-- start of Given entries --

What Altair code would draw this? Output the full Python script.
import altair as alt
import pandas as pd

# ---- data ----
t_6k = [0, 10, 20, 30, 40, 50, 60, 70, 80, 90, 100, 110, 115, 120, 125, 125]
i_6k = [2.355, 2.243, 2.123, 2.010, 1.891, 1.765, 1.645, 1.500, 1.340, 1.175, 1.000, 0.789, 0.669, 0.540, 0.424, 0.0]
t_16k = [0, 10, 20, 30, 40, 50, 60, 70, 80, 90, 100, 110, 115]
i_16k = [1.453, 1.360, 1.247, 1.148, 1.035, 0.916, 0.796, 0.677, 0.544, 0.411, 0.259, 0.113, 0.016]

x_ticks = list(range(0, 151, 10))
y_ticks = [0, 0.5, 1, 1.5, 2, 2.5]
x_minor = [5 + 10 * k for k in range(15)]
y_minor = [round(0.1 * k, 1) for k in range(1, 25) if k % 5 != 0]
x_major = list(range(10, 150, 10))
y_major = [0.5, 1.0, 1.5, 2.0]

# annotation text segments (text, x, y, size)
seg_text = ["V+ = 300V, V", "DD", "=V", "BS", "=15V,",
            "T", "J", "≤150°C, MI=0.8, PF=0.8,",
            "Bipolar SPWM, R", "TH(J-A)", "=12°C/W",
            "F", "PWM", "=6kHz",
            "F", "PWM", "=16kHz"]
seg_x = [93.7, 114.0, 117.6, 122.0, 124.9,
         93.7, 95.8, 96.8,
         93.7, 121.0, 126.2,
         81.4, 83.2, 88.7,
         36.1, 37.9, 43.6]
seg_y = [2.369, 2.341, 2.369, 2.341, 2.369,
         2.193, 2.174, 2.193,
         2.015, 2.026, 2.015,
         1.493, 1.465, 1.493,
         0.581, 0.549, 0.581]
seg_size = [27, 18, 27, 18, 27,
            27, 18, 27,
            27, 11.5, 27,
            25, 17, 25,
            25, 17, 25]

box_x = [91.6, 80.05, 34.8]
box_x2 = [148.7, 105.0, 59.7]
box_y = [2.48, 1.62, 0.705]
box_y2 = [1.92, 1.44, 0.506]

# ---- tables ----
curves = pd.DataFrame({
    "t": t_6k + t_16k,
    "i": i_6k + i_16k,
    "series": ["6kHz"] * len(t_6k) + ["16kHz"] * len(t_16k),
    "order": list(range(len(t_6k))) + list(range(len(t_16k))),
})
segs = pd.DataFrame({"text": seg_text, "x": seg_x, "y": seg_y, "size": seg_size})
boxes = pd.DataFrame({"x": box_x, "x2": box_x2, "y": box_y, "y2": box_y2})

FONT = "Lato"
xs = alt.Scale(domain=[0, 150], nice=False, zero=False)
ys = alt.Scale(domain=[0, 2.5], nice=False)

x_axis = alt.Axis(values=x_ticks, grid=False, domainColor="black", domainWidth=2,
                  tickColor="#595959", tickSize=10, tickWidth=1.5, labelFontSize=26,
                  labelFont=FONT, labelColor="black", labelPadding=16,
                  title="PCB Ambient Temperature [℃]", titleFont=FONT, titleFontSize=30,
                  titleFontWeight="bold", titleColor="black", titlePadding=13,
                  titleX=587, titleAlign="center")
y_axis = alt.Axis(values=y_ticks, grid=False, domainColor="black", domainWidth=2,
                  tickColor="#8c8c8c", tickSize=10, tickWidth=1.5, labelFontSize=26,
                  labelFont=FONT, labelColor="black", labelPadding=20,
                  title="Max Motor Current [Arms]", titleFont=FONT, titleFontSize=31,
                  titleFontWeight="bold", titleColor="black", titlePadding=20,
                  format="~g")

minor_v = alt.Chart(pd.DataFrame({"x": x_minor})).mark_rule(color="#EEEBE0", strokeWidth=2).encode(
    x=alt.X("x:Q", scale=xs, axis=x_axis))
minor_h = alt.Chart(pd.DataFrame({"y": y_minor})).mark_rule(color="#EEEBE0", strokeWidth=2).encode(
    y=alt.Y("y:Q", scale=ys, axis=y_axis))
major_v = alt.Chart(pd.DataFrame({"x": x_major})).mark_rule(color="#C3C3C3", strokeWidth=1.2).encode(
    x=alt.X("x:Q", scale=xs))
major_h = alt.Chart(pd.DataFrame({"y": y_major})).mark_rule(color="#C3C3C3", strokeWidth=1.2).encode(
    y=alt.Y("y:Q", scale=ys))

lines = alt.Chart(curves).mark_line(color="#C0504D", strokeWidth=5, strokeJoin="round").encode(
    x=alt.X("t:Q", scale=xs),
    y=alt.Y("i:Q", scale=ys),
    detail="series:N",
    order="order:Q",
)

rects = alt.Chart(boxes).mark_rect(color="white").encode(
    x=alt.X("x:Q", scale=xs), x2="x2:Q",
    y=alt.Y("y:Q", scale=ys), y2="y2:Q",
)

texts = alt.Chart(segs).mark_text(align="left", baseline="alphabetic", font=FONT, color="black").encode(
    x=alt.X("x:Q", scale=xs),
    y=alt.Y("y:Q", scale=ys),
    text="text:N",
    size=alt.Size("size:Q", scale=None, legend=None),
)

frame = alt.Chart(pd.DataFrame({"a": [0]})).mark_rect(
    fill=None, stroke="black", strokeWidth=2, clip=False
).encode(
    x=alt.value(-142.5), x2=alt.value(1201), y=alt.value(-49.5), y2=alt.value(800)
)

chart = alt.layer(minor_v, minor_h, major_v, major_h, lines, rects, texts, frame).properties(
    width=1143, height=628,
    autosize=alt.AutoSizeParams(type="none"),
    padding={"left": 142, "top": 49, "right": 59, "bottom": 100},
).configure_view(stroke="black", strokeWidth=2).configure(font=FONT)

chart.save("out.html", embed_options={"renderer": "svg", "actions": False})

-- end of Given entries --
-- start of Given entries --

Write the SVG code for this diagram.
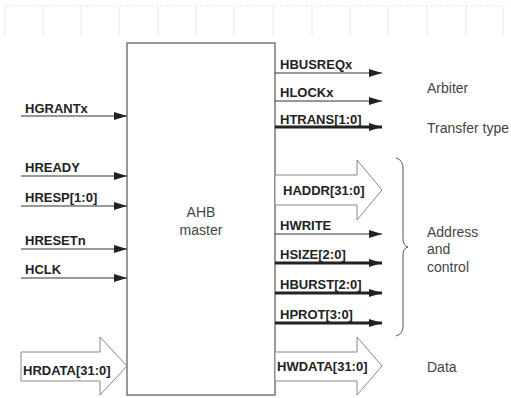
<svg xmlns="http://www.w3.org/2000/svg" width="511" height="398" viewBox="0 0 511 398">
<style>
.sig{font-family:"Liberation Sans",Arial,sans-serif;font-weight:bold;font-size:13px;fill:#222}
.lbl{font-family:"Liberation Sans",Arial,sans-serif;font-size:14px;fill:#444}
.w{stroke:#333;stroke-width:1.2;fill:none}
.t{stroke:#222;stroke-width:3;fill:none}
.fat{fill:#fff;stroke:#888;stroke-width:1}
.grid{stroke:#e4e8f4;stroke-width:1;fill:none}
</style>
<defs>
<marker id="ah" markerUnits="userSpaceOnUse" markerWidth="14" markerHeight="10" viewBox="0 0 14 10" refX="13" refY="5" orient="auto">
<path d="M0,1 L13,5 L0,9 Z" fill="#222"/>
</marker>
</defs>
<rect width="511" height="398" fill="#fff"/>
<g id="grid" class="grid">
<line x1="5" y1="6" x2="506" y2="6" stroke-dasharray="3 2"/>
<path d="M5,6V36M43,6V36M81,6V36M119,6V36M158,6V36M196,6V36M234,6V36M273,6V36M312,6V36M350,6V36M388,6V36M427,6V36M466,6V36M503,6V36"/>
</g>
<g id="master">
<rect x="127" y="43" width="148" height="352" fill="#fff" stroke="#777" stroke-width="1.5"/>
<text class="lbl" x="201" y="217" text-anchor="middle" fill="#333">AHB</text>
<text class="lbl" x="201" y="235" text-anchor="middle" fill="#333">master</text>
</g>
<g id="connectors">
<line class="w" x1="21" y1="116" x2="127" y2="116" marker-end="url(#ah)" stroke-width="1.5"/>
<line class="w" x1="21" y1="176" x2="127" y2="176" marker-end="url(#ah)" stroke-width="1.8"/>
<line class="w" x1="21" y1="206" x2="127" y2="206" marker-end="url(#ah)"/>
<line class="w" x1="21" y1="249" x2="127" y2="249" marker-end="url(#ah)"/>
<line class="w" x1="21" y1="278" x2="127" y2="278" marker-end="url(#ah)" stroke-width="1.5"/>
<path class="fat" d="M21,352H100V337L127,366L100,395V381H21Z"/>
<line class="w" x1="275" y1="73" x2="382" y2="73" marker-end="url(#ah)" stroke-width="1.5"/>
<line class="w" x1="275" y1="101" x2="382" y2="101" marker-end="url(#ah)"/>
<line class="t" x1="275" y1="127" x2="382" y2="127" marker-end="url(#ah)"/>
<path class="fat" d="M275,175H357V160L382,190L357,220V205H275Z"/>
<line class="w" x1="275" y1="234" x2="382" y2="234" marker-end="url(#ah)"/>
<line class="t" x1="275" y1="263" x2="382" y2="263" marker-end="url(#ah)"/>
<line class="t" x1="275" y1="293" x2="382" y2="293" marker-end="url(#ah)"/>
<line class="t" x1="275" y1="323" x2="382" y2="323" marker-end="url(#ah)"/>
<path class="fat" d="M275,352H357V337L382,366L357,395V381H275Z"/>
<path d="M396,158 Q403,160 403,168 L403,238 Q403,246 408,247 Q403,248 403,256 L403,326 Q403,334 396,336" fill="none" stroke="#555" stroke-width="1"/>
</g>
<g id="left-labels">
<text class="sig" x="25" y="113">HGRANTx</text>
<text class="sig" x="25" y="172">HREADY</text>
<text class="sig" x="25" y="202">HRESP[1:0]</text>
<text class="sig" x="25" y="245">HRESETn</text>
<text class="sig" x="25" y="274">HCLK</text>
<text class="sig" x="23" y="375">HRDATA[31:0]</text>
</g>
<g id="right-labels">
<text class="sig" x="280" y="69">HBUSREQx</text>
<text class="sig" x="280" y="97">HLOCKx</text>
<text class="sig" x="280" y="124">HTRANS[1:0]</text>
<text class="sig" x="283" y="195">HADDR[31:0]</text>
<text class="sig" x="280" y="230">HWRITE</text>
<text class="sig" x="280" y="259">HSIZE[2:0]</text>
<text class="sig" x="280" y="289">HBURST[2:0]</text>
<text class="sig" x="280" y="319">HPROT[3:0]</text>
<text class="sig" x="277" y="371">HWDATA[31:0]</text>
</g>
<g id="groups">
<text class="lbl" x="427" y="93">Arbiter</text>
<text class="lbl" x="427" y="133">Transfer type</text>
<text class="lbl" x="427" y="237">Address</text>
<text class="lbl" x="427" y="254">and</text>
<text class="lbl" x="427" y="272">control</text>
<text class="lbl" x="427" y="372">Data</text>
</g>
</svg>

-- end of Given entries --

Task directions »
List each line of the entries that holds the string "this".

Result of the exercise »
What Altair code would draw this? Output the full Python script.
Write the SVG code for this diagram.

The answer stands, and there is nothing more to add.